Of course, while Perrin mistakenly leaps at the chance to escape the mobsters, he soon realizes that life in the jungle is far more dangerous than any loan shark, once they venture into the strange land and deadly adventures ensue within the first hour of their arrival. Whether they’re trying to fight off the evil Kumare (Danny Trejo), whom Campana states is a man so evil that he’s a “disaster for the whole planet,” a.k.a. the suspect most likely to have hijacked Wanu’s soul, Veber further muddies up the ludicrous set-up by adding in the beautiful Patricia Velasquez as Perrin’s love interest Maya.

Yet no matter how much mayhem the characters find themselves in, we constantly realize it’s not just the heroes but our director who has completely lost the map as they meander from one ridiculous set-up to another illogical one, and all the while the audience wishes (no doubt as much as Veber, Reno and all involved) that he would’ve played his winning hand and dealt us a comedy of manners instead of a comedy of magic.

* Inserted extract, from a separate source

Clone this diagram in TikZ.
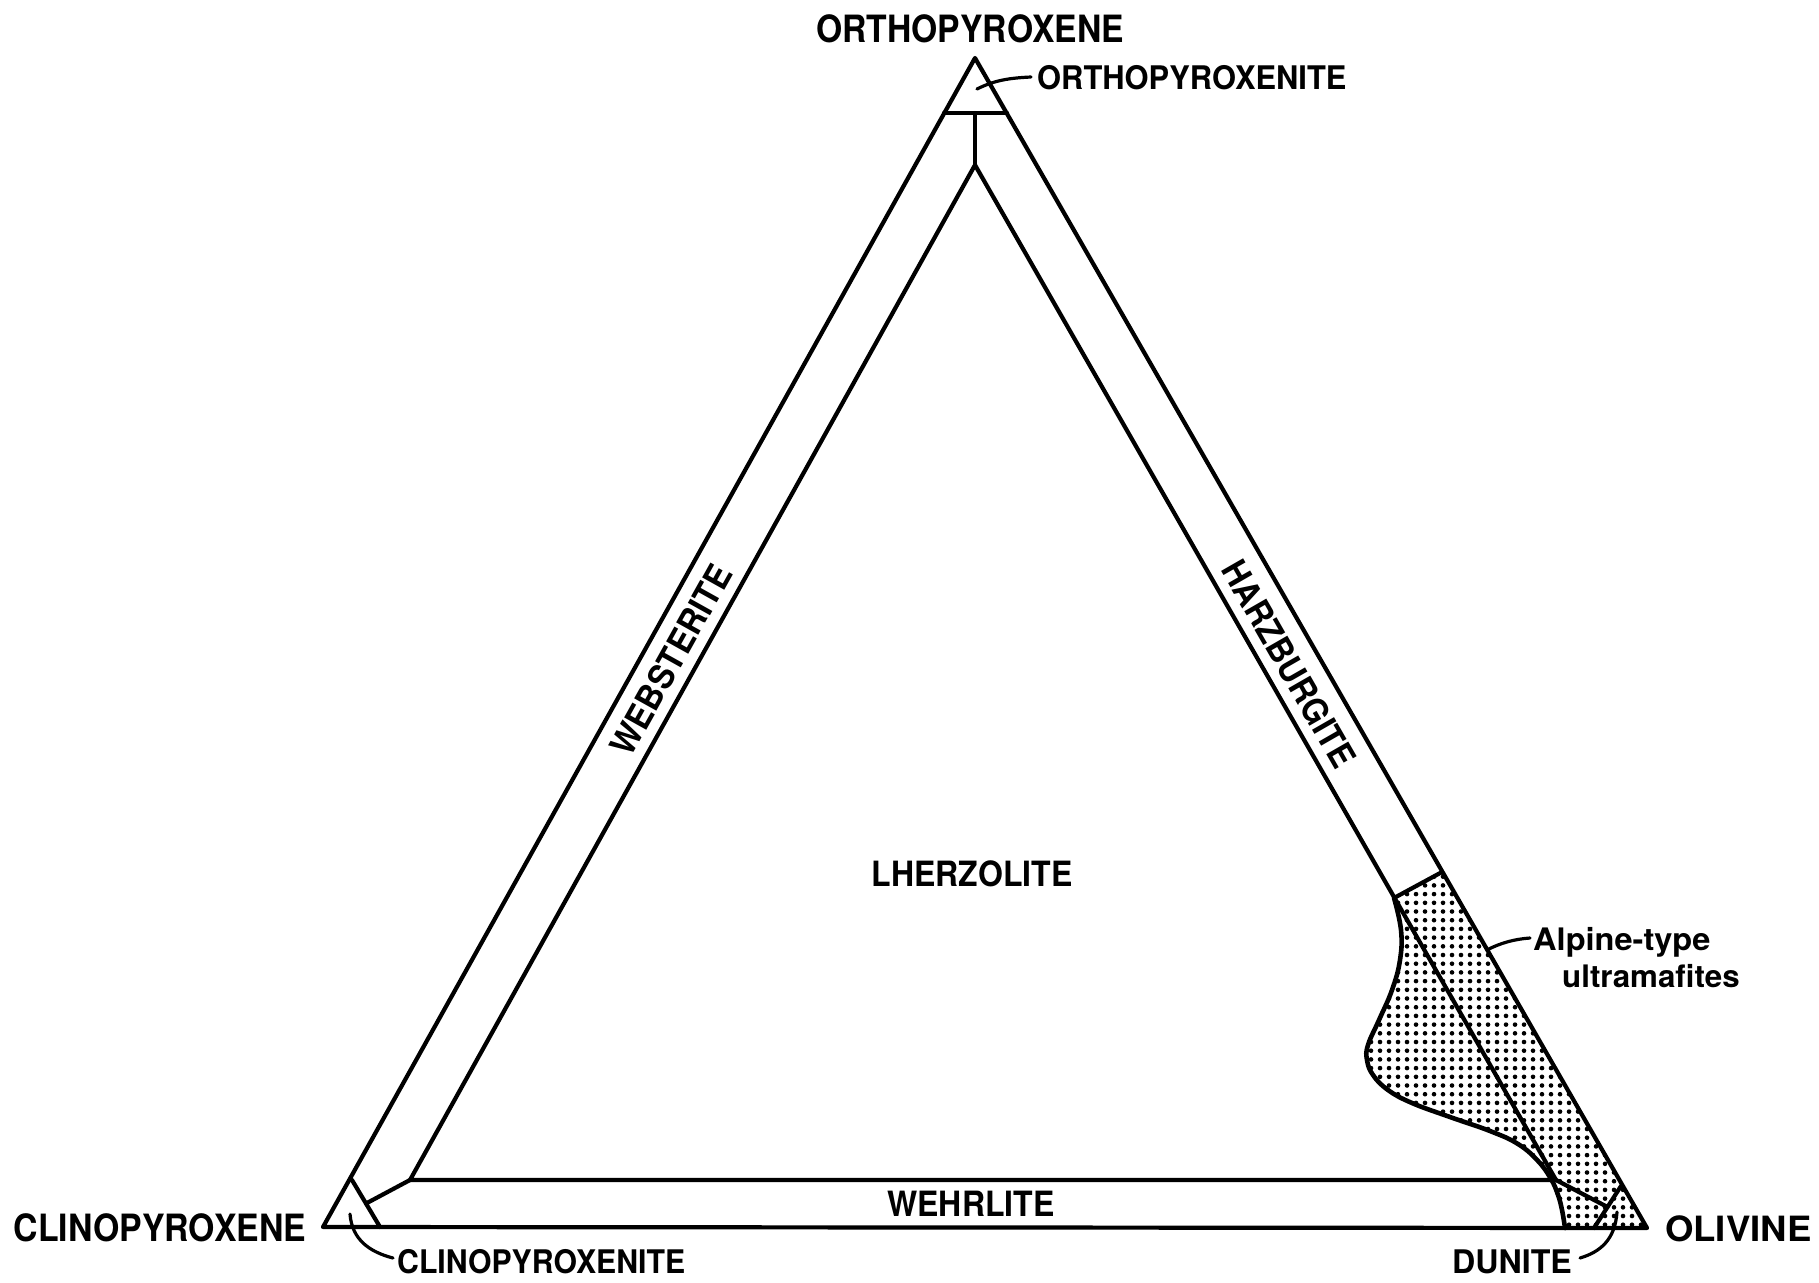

Transferred to disc in the original widescreen format with the ability to hear the original French language track (highly preferable) complete with English language subtitles or the redubbed English audio version where the voices sound far too similar, the only other feature available on the newly released DVD is trailers for other projects from the company.

And while, like me, all of the Veber and Reno fans out there will no doubt be tempted to give it a whirl, you’re better off following the talented writer/director’s advice and sticking with the action comedies of Spielberg and company if the mood strikes you or Veber’s own witty odes to wordplay as evidenced in one of his masterpieces such as The Dinner Game or The Closet.